Many encounters in tabletop RPGs tend to involve all sides engaging in “Fight to the death, take no prisoners” tactics, for a variety of reasons that are probably a topic for a different piece. However, there plenty of enemies where there is greater verisimilitude if they actively try not to TPK the player characters. In addition to adding interesting variety to tactics and story, this lets the GM experiment more in determining exactly what level of threat is most exciting for the players to face without having to worry quite so much about going a little too far with it and damaging a player’s investment into the experience with an unexpected and potentially anticlimactic character death. Instead it just causes a brief detour into something like the first scene of Out of the Abyss, where the players have to use wits rather than combat tactics to retrieve their gear and escape, possibly followed by an exciting chase sequence.

With these sorts of opponents, defeat means defeat rather than death, and that can emphasize the higher stakes when they’re dealing with a serous monster that won’t pull their punches. Adding variety like this improves your toolbox as a GM. I’ve heard from GMs I know express frustration at how to make competent PCs feel threatened by adversaries, and I think this is one thing that could help with that.
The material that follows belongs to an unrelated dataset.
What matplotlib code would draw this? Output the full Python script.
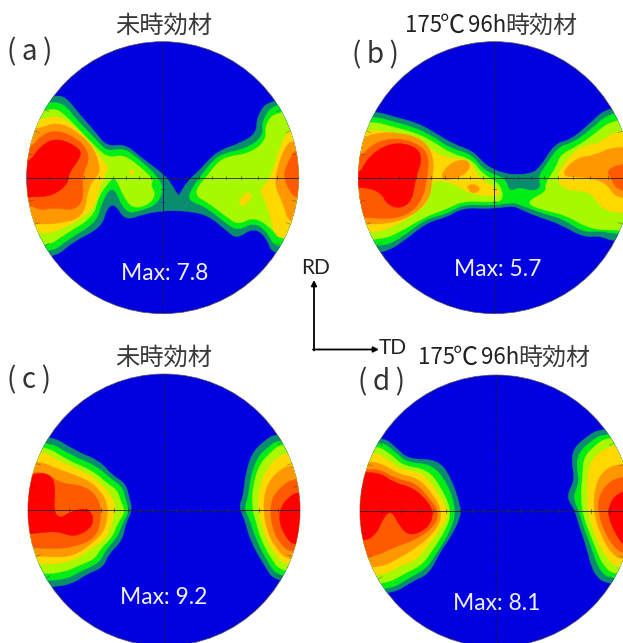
import numpy as np
import matplotlib
matplotlib.use("Agg")
from matplotlib import pyplot as plt
from matplotlib.patches import Circle, PathPatch
from matplotlib.path import Path

# contour outlines, in 3x zoom pixels of each panel crop
# levels go teal, green, lime, yellow, orange, dark orange, red
level_colors = ['#0a8c6e', '#00ee18', '#a8f800', '#ffd800', '#ff9800', '#ff5a00', '#ff0000']
blue = '#0000e0'

a_left = [
    [(160,288),(195,288),(240,345),(285,395),(320,440),(375,432),(420,470),(490,522),(510,545),(536,590),(555,602),(560,626),(540,632),(490,632),(430,642),(375,662),(345,610),(320,625),(305,682),(215,727),(160,778)],
    [(140,308),(190,308),(230,360),(290,420),(320,455),(370,443),(420,480),(470,526),(492,566),(472,612),(430,630),(375,642),(340,552),(305,605),(290,667),(205,717),(150,762)],
    [(130,335),(170,323),(220,370),(280,435),(325,475),(370,463),(420,500),(462,540),(450,555),(468,580),(450,612),(400,627),(370,590),(345,525),(320,555),(295,590),(280,652),(195,702),(140,742)],
    [(110,365),(170,343),(230,385),(280,440),(305,480),(328,500),(310,535),(295,575),(280,632),(180,692),(125,702)],
    [(100,395),(170,363),(240,400),(285,450),(302,510),(290,530),(265,560),(252,652),(170,672),(110,672)],
    [(90,450),(120,408),(170,388),(240,420),(272,470),(245,530),(252,600),(220,632),(160,622),(120,632),(90,612)],
    [(80,500),(120,438),(170,413),(232,440),(247,465),(205,520),(205,550),(160,587),(100,592)],
]
a_right = [
    [(810,293),(770,350),(770,400),(720,430),(660,450),(625,480),(600,510),(560,545),(536,590),(515,602),(515,630),(540,632),(620,642),(680,692),(710,717),(760,682),(800,712),(820,772)],
    [(830,303),(785,360),(790,410),(740,445),(670,460),(640,480),(600,530),(570,575),(565,602),(620,622),(680,672),(715,692),(760,667),(800,692),(830,752)],
    [(835,330),(795,370),(800,420),(750,460),(680,470),(650,490),(620,530),(590,565),(590,590),(620,605),(680,650),(715,675),(760,650),(810,680),(840,720)],
    [(875,388),(860,400),(840,440),(820,510),(800,550),(778,570),(800,610),(820,690),(840,722)],
    [(880,418),(855,440),(830,510),(825,560),(850,610),(870,682)],
    [(890,443),(870,475),(850,520),(860,560),(890,602)],
    [],
]
a_spots = [
    (3, [(712,605),(745,572),(758,590),(730,623)]),
    (3, [(386,515),(398,506),(404,520),(392,527)]),
    (1, [(694,548),(702,536),(710,552),(700,558)]),
]

b_left = [
    [(225,333),(280,350),(350,368),(400,395),(460,433),(520,453),(560,500),(620,523),(665,525),(675,575),(665,625),(640,617),(570,627),(490,622),(440,652),(380,667),(300,732),(260,752),(240,757)],
    [(220,348),(280,365),(345,383),(400,410),(450,445),(515,463),(550,510),(600,530),(618,540),(628,574),(650,566),(660,590),(655,612),(640,607),(570,617),(490,612),(440,642),(375,657),(300,717),(240,742)],
    [(215,363),(275,380),(345,398),(400,425),(450,460),(515,478),(545,520),(590,545),(607,570),(607,602),(580,607),(490,602),(440,627),(370,652),(300,697),(235,722)],
    [(180,388),(250,393),(345,413),(395,450),(440,475),(510,478),(532,530),(570,555),(602,575),(590,587),(540,587),(500,575),(450,545),(395,540),(390,590),(370,622),(300,672),(220,702)],
    [(180,418),(230,398),(300,398),(370,418),(402,470),(397,540),(387,602),(330,652),(260,672),(190,672)],
    [(175,480),(220,428),(290,413),(360,433),(387,470),(382,530),(367,602),(320,647),(260,657),(200,652)],
    [(175,530),(200,478),(250,438),(300,428),(352,443),(367,480),(347,530),(337,602),(300,627),(260,612),(245,580),(200,560)],
]
b_right = [
    [(930,313),(860,380),(810,420),(765,430),(720,503),(690,523),(620,523),(600,530),(600,612),(640,617),(670,632),(720,652),(780,672),(850,712),(900,707),(945,727)],
    [(940,328),(865,395),(815,430),(775,440),(735,500),(715,530),(724,564),(695,574),(660,562),(640,570),(625,590),(625,606),(640,607),(680,622),(735,642),(790,657),(850,697),(900,692),(945,702)],
    [(945,353),(880,405),(830,440),(780,465),(770,500),(735,550),(740,575),(688,600),(690,617),(740,632),(800,647),(860,682),(920,692)],
    [(950,388),(900,430),(840,440),(790,490),(768,540),(800,572),(870,572),(900,622),(950,642)],
    [(940,438),(890,465),(830,473),(788,515),(800,532),(850,530),(920,547),(950,602)],
    [(970,488),(920,510),(930,532),(960,582)],
    [],
]
b_spots = [
    (4, [(423,520),(460,483),(502,478),(512,505),(480,532),(430,542)]),
    (4, [(503,555),(530,553),(542,570),(520,582),(503,567)]),
]

c_left = [
    [(150,343),(220,390),(300,423),(335,465),(377,490),(387,530),(397,570),(377,610),(367,662),(325,702),(310,742),(260,762),(215,792),(155,802)],
    [(140,360),(210,405),(290,438),(330,475),(367,500),(377,540),(387,575),(367,610),(352,652),(315,692),(300,727),(245,752),(200,777),(140,782)],
    [(130,373),(200,420),(280,453),(320,490),(352,510),(362,545),(377,575),(352,610),(337,652),(300,687),(285,717),(235,737),(190,757),(130,762)],
    [(120,388),(190,430),(270,463),(310,500),(337,530),(347,570),(337,600),(322,652),(280,682),(230,717),(180,732),(110,732)],
    [(105,418),(180,450),(260,478),(300,510),(322,550),(322,600),(307,642),(260,682),(220,707),(170,712),(105,707)],
    [(95,458),(140,458),(180,490),(260,498),(302,545),(302,610),(282,657),(220,682),(150,687),(95,682)],
    [(85,480),(105,458),(152,463),(167,500),(160,572),(180,597),(210,575),(260,563),(282,590),(272,627),(220,652),(170,632),(100,642)],
]
c_right = [
    [(830,338),(790,365),(755,400),(735,470),(730,530),(716,560),(735,600),(750,660),(790,732),(830,792)],
    [(838,356),(800,385),(770,415),(750,480),(745,530),(733,565),(750,600),(765,650),(800,722),(840,777)],
    [(845,368),(810,400),(780,430),(760,490),(755,560),(770,610),(780,650),(810,712),(850,762)],
    [(860,393),(810,430),(780,490),(772,560),(785,610),(800,660),(825,702),(860,742)],
    [(875,428),(820,465),(795,510),(790,570),(800,630),(825,682),(870,727)],
    [(890,468),(830,510),(810,555),(815,620),(840,672),(880,702)],
    [(900,508),(850,545),(835,590),(850,642),(885,682)],
]

d_left = [
    [(248,348),(290,385),(325,418),(412,418),(452,470),(482,560),(482,590),(452,652),(422,692),(387,762),(340,782),(270,827)],
    [(238,360),(285,395),(320,428),(397,433),(442,490),(469,570),(452,632),(402,712),(377,747),(330,772),(262,814)],
    [(225,373),(275,405),(310,438),(382,448),(422,500),(454,570),(442,622),(387,707),(362,737),(320,757),(250,797)],
    [(215,393),(265,420),(300,448),(367,458),(407,510),(447,575),(432,612),(372,692),(347,722),(300,737),(240,772)],
    [(205,423),(250,433),(295,463),(352,473),(397,520),(427,575),(412,627),(352,682),(300,712),(235,747)],
    [(195,448),(240,448),(290,478),(347,488),(392,540),(417,575),(402,622),(342,662),(280,682),(210,717)],
    [(180,458),(240,458),(280,488),(342,503),(397,560),(397,602),(372,632),(330,647),(300,622),(275,570),(250,592),(230,642),(190,667)],
]
d_right = [
    [(905,323),(860,350),(820,385),(815,430),(825,480),(798,530),(825,570),(835,610),(860,682),(880,762),(925,797)],
    [(915,338),(870,365),(835,400),(830,440),(838,490),(818,530),(840,580),(850,620),(875,682),(895,747),(935,782)],
    [(925,348),(880,380),(850,415),(848,470),(842,530),(850,590),(870,640),(890,692),(910,737),(945,767)],
    [(945,373),(890,400),(865,440),(860,520),(865,590),(890,660),(920,712),(950,747)],
    [(965,428),(910,450),(885,500),(880,570),(900,640),(935,702),(970,722)],
    [(985,468),(930,480),(895,530),(895,580),(915,640),(950,692),(985,702)],
    [(1000,508),(950,520),(925,560),(925,590),(945,640),(975,682),(1000,682)],
]

panel_names = ['(\u2009a\u2009)', '(\u2009b\u2009)', '(\u2009c\u2009)', '(\u2009d\u2009)']
panel_max = ['Max: 7.8', 'Max: 5.7', 'Max: 9.2', 'Max: 8.1']
plain_title = '未時効材'
aged_parts = ['175', '℃', '96h', '時効材']

# stereographic spacing of the 10 degree marks, as a fraction of the radius
tick_fracs = [0.087, 0.176, 0.268, 0.364, 0.466, 0.577, 0.700, 0.839]

W, H = 623, 643
R = 408
cjk = ['Noto Sans CJK JP', 'DejaVu Sans']
sans = ['Lato', 'DejaVu Sans']

fig = plt.figure(figsize=(W/100, H/100), dpi=100)


def smooth_path(poly):
    # closed quadratic spline through the midpoints, the outlines are round in the picture
    pts = np.array(poly, dtype=float)
    mids = (pts + np.roll(pts, -1, axis=0))/2
    verts = [mids[-1]]
    codes = [Path.MOVETO]
    for p, m in zip(pts, mids):
        verts += [p, m]
        codes += [Path.CURVE3, Path.CURVE3]
    return Path(verts, codes)


def add_level(ax, poly, col, clip):
    patch = PathPatch(smooth_path(poly), fc=col, ec=col, lw=0.3)
    ax.add_patch(patch)
    patch.set_clip_path(clip)


def draw_panel(ox, oy, cx, cy, left, right, spots):
    # ox, oy is the crop origin in the figure, cx, cy the circle centre in zoom pixels
    x0 = ox + (cx - R)/3
    y0 = oy + (cy - R)/3
    ax = fig.add_axes([x0/W, 1 - (y0 + 2*R/3)/H, (2*R/3)/W, (2*R/3)/H])
    ax.set_xlim(cx - R, cx + R)
    ax.set_ylim(cy + R, cy - R)
    ax.axis('off')

    clip = Circle((cx, cy), R, transform=ax.transData)
    ax.add_patch(Circle((cx, cy), R, fc=blue, ec='#555555', lw=0.5, clip_on=False))

    for i, col in enumerate(level_colors):
        for poly, xout in ((left[i], cx - 600), (right[i], cx + 600)):
            if poly:
                # run the outline out past the rim, the disc clips it
                add_level(ax, poly + [(xout, poly[-1][1]), (xout, poly[0][1])], col, clip)
        for lev, poly in spots:
            if lev == i:
                add_level(ax, poly, col, clip)

    # cross lines and the small marks
    ax.plot([cx - R, cx + R], [cy, cy], color='#202030', lw=0.6)
    ax.plot([cx, cx], [cy - R, cy + R], color='#101070', lw=0.6)
    for f in tick_fracs:
        for s in (-1, 1):
            ax.plot([cx + s*f*R]*2, [cy - 5, cy + 5], color='#303030', lw=0.4)
            ax.plot([cx - 5, cx + 5], [cy + s*f*R]*2, color='#101070', lw=0.4)
    for ang in np.arange(0, 360, 10):
        c, s = np.cos(np.radians(ang)), np.sin(np.radians(ang))
        l = ax.plot([cx + (R - 14)*c, cx + R*c], [cy + (R - 14)*s, cy + R*s],
                    color='#303030', lw=0.4, alpha=0.6)[0]
        l.set_clip_path(clip)


draw_panel(0, 0, 488, 533, a_left, a_right, a_spots)
draw_panel(300, 0, 583, 533, b_left, b_right, b_spots)
draw_panel(0, 320, 492, 570, c_left, c_right, [])
draw_panel(300, 320, 588, 573, d_left, d_right, [])

# overlay in picture pixels for the texts and the arrows
ov = fig.add_axes([0, 0, 1, 1])
ov.set_xlim(0, W)
ov.set_ylim(H, 0)
ov.axis('off')
ov.patch.set_alpha(0)

name_pos = [(30, 52), (375, 55), (29, 380), (381, 382)]
max_pos = [(165, 274), (498, 270), (164, 598), (497, 603)]

for i in range(4):
    ov.text(*name_pos[i], panel_names[i], family=cjk, fontsize=20, color='#333333', ha='center', va='center')
    ov.text(*max_pos[i], panel_max[i], family=sans, fontsize=16.5, color='#f0f0ff', ha='center', va='center')

ov.text(164, 26, plain_title, family=cjk, fontsize=17.5, color='#3a3a3a', ha='center', va='center')
ov.text(164, 358, plain_title, family=cjk, fontsize=17.5, color='#3a3a3a', ha='center', va='center')

# the aged title is set piece by piece, its digits and the degree sign run wider
for px, py in ((405, 26), (418, 358)):
    ov.text(px, py, aged_parts[0], family=cjk, fontsize=16, color='#222222', ha='left', va='center')
    ov.text(px + 35, py, aged_parts[1], family=cjk, fontsize=18, color='#222222', ha='left', va='center')
    ov.text(px + 63, py, aged_parts[2], family=cjk, fontsize=16, color='#222222', ha='left', va='center')
    ov.text(px + 100, py, aged_parts[3], family=cjk, fontsize=17.3, color='#3a3a3a', ha='left', va='center')

ov.annotate('', xy=(314, 280), xytext=(314, 350.5),
            arrowprops=dict(arrowstyle='-|>', color='black', lw=1.3, shrinkA=0, shrinkB=0, mutation_scale=8))
ov.annotate('', xy=(379, 349.5), xytext=(313, 349.5),
            arrowprops=dict(arrowstyle='-|>', color='black', lw=1.3, shrinkA=0, shrinkB=0, mutation_scale=8))
ov.text(316, 268, 'RD', family=sans, fontsize=15, color='#222222', ha='center', va='center')
ov.text(393, 348, 'TD', family=sans, fontsize=15, color='#222222', ha='center', va='center')

fig.savefig('out.png', dpi=100)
A necromancer who is perfectly content to kill the whole party and raise their corpses will seem far more threatening when they party is confronted by her—even if she isn’t actually more dangerous in terms of came rules—when the players are used to the neighboring hobgoblin settlements that prefer to take people captive for slave labor and aren’t terribly diligent about preventing escapes since they know they can always just raid another farm later.

With both lethal and non-lethal enemies, a GM is able to better communicate with players which enemies need to be feared by showing them with engaging in-game information rather than telling them via disengaging math that requires more system mastery than role playing. In addition it provides greater cues for which enemies need to be confronted with immediate overwhelming force (the undead monster converting every villager killed into a shambling thrall) and which need to be kept in mind as a looming threat that drives them to complete some other objective faster (xenophobic wood elves taking farmers captive but keeping them alive where they can be rescued heroically once the party obtains the Gem of Seeing Through Wood Elf Illusions)
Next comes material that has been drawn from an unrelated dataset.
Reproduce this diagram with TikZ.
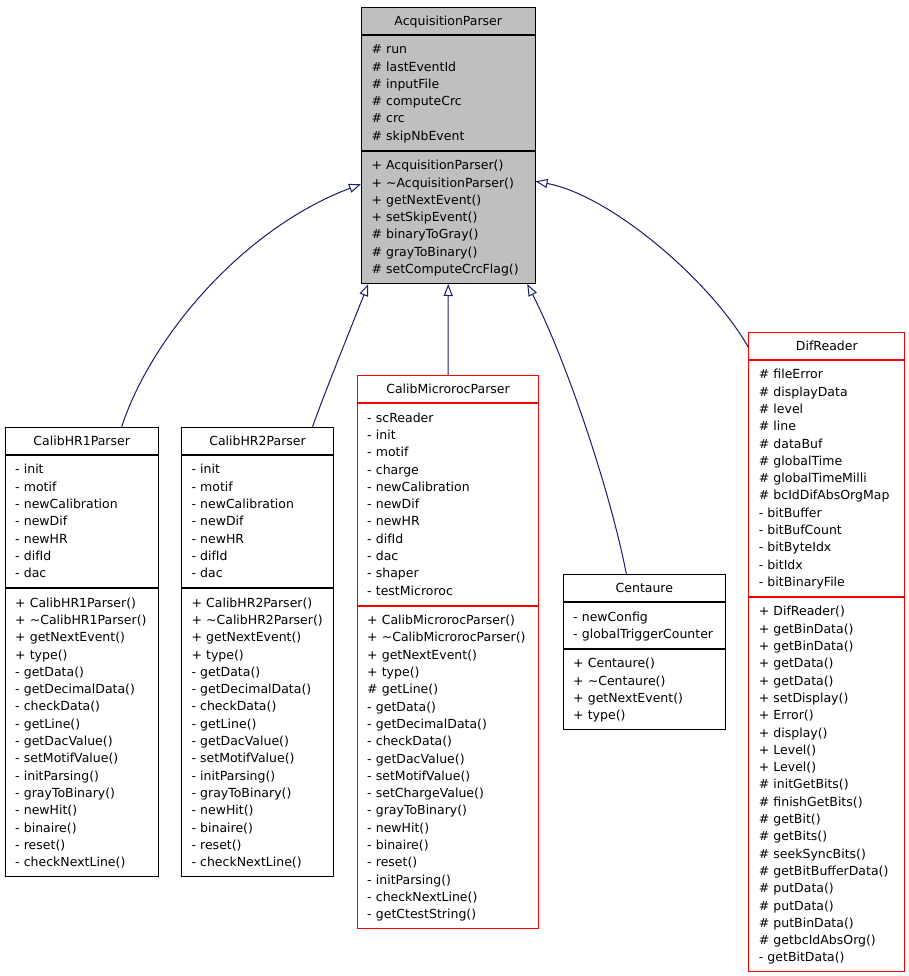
\documentclass[tikz,border=0pt]{standalone}
\usepackage{fontspec}
\setmainfont{DejaVu Sans}
\usetikzlibrary{positioning,arrows.meta}

\definecolor{edgeblue}{HTML}{191970}
\definecolor{basegray}{HTML}{BFBFBF}
\newcommand\cstrut{\rule[-4.3pt]{0pt}{17.3pt}}

\tikzset{
	umlpart/.style={draw, line width=1pt, inner xsep=10pt, text width=#1,
		font=\fontsize{12.5}{17.3}\selectfont,
		execute at begin node=\cstrut, execute at end node=\cstrut},
	classname/.style={umlpart=#1, align=center, inner ysep=4.85pt},
	members/.style={umlpart=#1, align=left, inner ysep=5.6pt},
	inherit/.style={edgeblue, line width=1pt, -{Triangle[open, length=12pt, width=9pt]}}
}

\begin{document}
\begin{tikzpicture}[x=1pt, y=-1pt]
	\useasboundingbox (0,0) rectangle (909,976);

	% base class
	\node[classname=153.5pt, fill=basegray, anchor=north west] (acq) at (361,6.7) {AcquisitionParser};
	\node[members=153.5pt, fill=basegray, below=0pt of acq] (acqattr) {\# run\\\# lastEventId\\\# inputFile\\\# computeCrc\\\# crc\\\# skipNbEvent};
	\node[members=153.5pt, fill=basegray, below=0pt of acqattr] (acqops) {+ AcquisitionParser()\\+ \textasciitilde AcquisitionParser()\\+ getNextEvent()\\+ setSkipEvent()\\\# binaryToGray()\\\# grayToBinary()\\\# setComputeCrcFlag()};

	% CalibHR1Parser
	\node[classname=133pt, anchor=north west] (hr1) at (4.7,426.7) {CalibHR1Parser};
	\node[members=133pt, below=0pt of hr1] (hr1attr) {- init\\- motif\\- newCalibration\\- newDif\\- newHR\\- difId\\- dac};
	\node[members=133pt, below=0pt of hr1attr] (hr1ops) {+ CalibHR1Parser()\\+ \textasciitilde CalibHR1Parser()\\+ getNextEvent()\\+ type()\\- getData()\\- getDecimalData()\\- checkData()\\- getLine()\\- getDacValue()\\- setMotifValue()\\- initParsing()\\- grayToBinary()\\- newHit()\\- binaire()\\- reset()\\- checkNextLine()};

	% CalibHR2Parser
	\node[classname=132pt, anchor=north west] (hr2) at (181,426.7) {CalibHR2Parser};
	\node[members=132pt, below=0pt of hr2] (hr2attr) {- init\\- motif\\- newCalibration\\- newDif\\- newHR\\- difId\\- dac};
	\node[members=132pt, below=0pt of hr2attr] (hr2ops) {+ CalibHR2Parser()\\+ \textasciitilde CalibHR2Parser()\\+ getNextEvent()\\+ type()\\- getData()\\- getDecimalData()\\- checkData()\\- getLine()\\- getDacValue()\\- setMotifValue()\\- initParsing()\\- grayToBinary()\\- newHit()\\- binaire()\\- reset()\\- checkNextLine()};

	% CalibMicrorocParser
	\node[classname=161.6pt, draw=red, anchor=north west] (micro) at (356.7,375) {CalibMicrorocParser};
	\node[members=161.6pt, draw=red, below=0pt of micro] (microattr) {- scReader\\- init\\- motif\\- charge\\- newCalibration\\- newDif\\- newHR\\- difId\\- dac\\- shaper\\- testMicroroc};
	\node[members=161.6pt, draw=red, below=0pt of microattr] (microops) {+ CalibMicrorocParser()\\+ \textasciitilde CalibMicrorocParser()\\+ getNextEvent()\\+ type()\\\# getLine()\\- getData()\\- getDecimalData()\\- checkData()\\- getDacValue()\\- setMotifValue()\\- setChargeValue()\\- grayToBinary()\\- newHit()\\- binaire()\\- reset()\\- initParsing()\\- checkNextLine()\\- getCtestString()};

	% Centaure
	\node[classname=142.3pt, anchor=north west] (cent) at (562.7,574) {Centaure};
	\node[members=142.3pt, below=0pt of cent] (centattr) {- newConfig\\- globalTriggerCounter};
	\node[members=142.3pt, below=0pt of centattr] (centops) {+ Centaure()\\+ \textasciitilde Centaure()\\+ getNextEvent()\\+ type()};

	% DifReader
	\node[classname=136pt, draw=red, anchor=north west] (dif) at (748.3,331.7) {DifReader};
	\node[members=136pt, draw=red, below=0pt of dif] (difattr) {\# fileError\\\# displayData\\\# level\\\# line\\\# dataBuf\\\# globalTime\\\# globalTimeMilli\\\# bcIdDifAbsOrgMap\\- bitBuffer\\- bitBufCount\\- bitByteIdx\\- bitIdx\\- bitBinaryFile};
	\node[members=136pt, draw=red, below=0pt of difattr] (difops) {+ DifReader()\\+ getBinData()\\+ getBinData()\\+ getData()\\+ getData()\\+ setDisplay()\\+ Error()\\+ display()\\+ Level()\\+ Level()\\\# initGetBits()\\\# finishGetBits()\\\# getBit()\\\# getBits()\\\# seekSyncBits()\\\# getBitBufferData()\\\# putData()\\\# putData()\\\# putBinData()\\\# getbcIdAbsOrg()\\- getBitData()};

	% inheritance
	\draw[inherit] ([xshift=40pt]hr1.north) .. controls (150,340) and (240,230) .. ([yshift=33.3pt]acqops.west);
	\draw[inherit] ([xshift=55pt]hr2.north) .. controls (325,392) and (352,325) .. ([xshift=-80pt]acqops.south);
	\draw[inherit] (micro.north) -- (acqops.south);
	\draw[inherit] ([xshift=-18pt]cent.north) .. controls (610,490) and (566,360) .. ([xshift=79pt]acqops.south);
	\draw[inherit] ([yshift=-1.5pt]dif.west) .. controls (710,280) and (610,195) .. ([yshift=36pt]acqops.east);
\end{tikzpicture}
\end{document}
It also grants a greater degree of flexibility because you don’t have to be quite as worried that the party won’t take the hint that a certain enemy is too tough for them, as well as allowing for a wider range of possible conflicts and moral quandaries, as you can face them with a wider variety of adversaries than just the usual marauders, monsters, and cultists.

I suspect I’ll be making a series of posts out of this, with subsequent entries discussing the hows and whys of particular monster types who might prefer to subdue adversaries rather than slaughter them, and in which situations things would get more serious.